Whew, another hot summer run! This time I sought out Windgap and Chartiers for a rather flat run in Pittsburgh’s western neighborhoods. I started from Chartiers Playground. As I waited there for my Garmin to synch to a satellite, I noticed an elderly man slowly walking a little fluffy white and brown dog up the street. I figured I would be long gone before he passed. As the satellites blinked overhead, refusing to connect, the man passed, chatting away on his cell phone, significantly younger than I had thought. While I stood there, getting old myself, he turned up the street and continued on. The effect was, that once Garmin did actually tune into the mothership, he was on the street I had originally intended to run. I felt awkward running by him now, so I decided to go around the block.

On this, my two-hundred and seventy-seventh run in Pittsburgh, I should have known you can’t just “go around the block” here.

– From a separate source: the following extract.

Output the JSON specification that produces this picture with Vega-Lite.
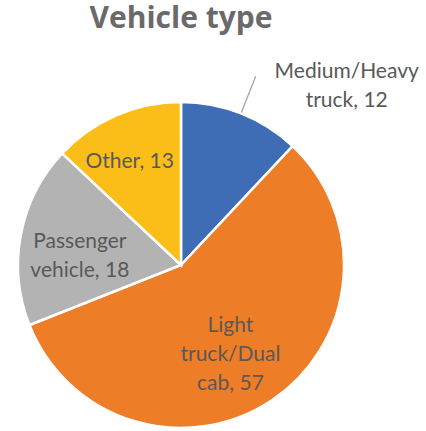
{
  "$schema": "https://vega.github.io/schema/vega-lite/v6.json",
  "width": 362,
  "height": 330,
  "autosize": {"type": "none"},
  "padding": {"left": 0, "top": 100, "right": 64, "bottom": 1},
  "background": "white",
  "title": {"text": "Vehicle type", "font": "Open Sans", "fontSize": 30, "fontWeight": "bold", "color": "#6A6A6A", "anchor": "middle", "frame": "group", "offset": 27},
  "data": {"values": [
    {"category": "Medium/Heavy truck", "value": 12, "label": "Medium/Heavy\ntruck, 12"},
    {"category": "Light truck/Dual cab", "value": 57, "label": "Light\ntruck/Dual\ncab, 57"},
    {"category": "Passenger vehicle", "value": 18, "label": "Passenger\nvehicle, 18"},
    {"category": "Other", "value": 13, "label": "Other, 13"}
  ]},
  "transform": [{"window": [{"op": "row_number", "as": "idx"}]}],
  "encoding": {
    "theta": {"field": "value", "type": "quantitative", "stack": true},
    "order": {"field": "idx", "type": "quantitative"},
    "color": {
      "field": "category", "type": "nominal", "legend": null,
      "scale": {
        "domain": ["Medium/Heavy truck", "Light truck/Dual cab", "Passenger vehicle", "Other"],
        "range": ["#3E6DB5", "#EE7D27", "#B3B3B3", "#FBBE18"]
      }
    }
  },
  "layer": [
    {"mark": {"type": "arc", "outerRadius": 163, "stroke": "white", "strokeWidth": 2.5}},
    {
      "mark": {"type": "arc", "radius": 203, "radius2": 164, "padAngle": 3, "strokeWidth": 1.3, "strokeJoin": "bevel"},
      "encoding": {
        "color": {"value": "#A6A6A6"},
        "stroke": {"value": "#A6A6A6"},
        "opacity": {"condition": {"test": "datum.category === 'Medium/Heavy truck'", "value": 1}, "value": 0}
      }
    },
    {
      "mark": {"type": "text", "radius": 104, "dx": -10, "dy": -8, "font": "Lato", "fontSize": 21, "lineHeight": 29, "lineBreak": "\n", "align": "center", "baseline": "middle"},
      "encoding": {
        "text": {"condition": {"test": "datum.category !== 'Other'", "value": ""}, "field": "label", "type": "nominal"},
        "color": {"value": "#595959"}
      }
    },
    {
      "mark": {"type": "text", "radius": 104, "dx": 1, "dy": -4, "font": "Lato", "fontSize": 21, "lineHeight": 29, "lineBreak": "\n", "align": "center", "baseline": "middle"},
      "encoding": {
        "text": {"condition": {"test": "datum.category !== 'Passenger vehicle'", "value": ""}, "field": "label", "type": "nominal"},
        "color": {"value": "#595959"}
      }
    },
    {
      "mark": {"type": "text", "radius": 104, "dx": -9, "dy": -25, "font": "Lato", "fontSize": 21, "lineHeight": 29, "lineBreak": "\n", "align": "center", "baseline": "middle"},
      "encoding": {
        "text": {"condition": {"test": "datum.category !== 'Light truck/Dual cab'", "value": ""}, "field": "label", "type": "nominal"},
        "color": {"value": "#595959"}
      }
    },
    {
      "mark": {"type": "text", "radius": 203, "dx": 91, "dy": -4, "font": "Lato", "fontSize": 21, "lineHeight": 29, "lineBreak": "\n", "align": "center", "baseline": "middle"},
      "encoding": {
        "text": {"condition": {"test": "datum.category !== 'Medium/Heavy truck'", "value": ""}, "field": "label", "type": "nominal"},
        "color": {"value": "#595959"}
      }
    }
  ]
}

I dabbled a little on the other side of Chartiers Avenue, then found myself in the far end of Windgap, where large yards contain sprawling ranch houses or small two story homes. It’s rather remarkable how wide open this area is and I think it is on the Chartiers Creek floodplain.

At the upper edge of this plain, long streets such as Summerdale and Isolene provided some shade from the withering sun. Isolene has the distinction of being the first street you come to when hurtling down Middletown Road, which has about a quarter mile of nasty turns before hitting this flat area.

There wasn’t too much to see here. As it was garbage night, people were starting to bring out their trash. I seem to have a habit of running on garbage night, wherever I go. I liked the baby blue house below. Most houses were actually in better shape than that one. Large yards are the norm, many with large, flourishing gardens.

Approaching four miles, I finally made it around the block and called it a day. According to Strava, it was 88 degrees, but it felt hotter.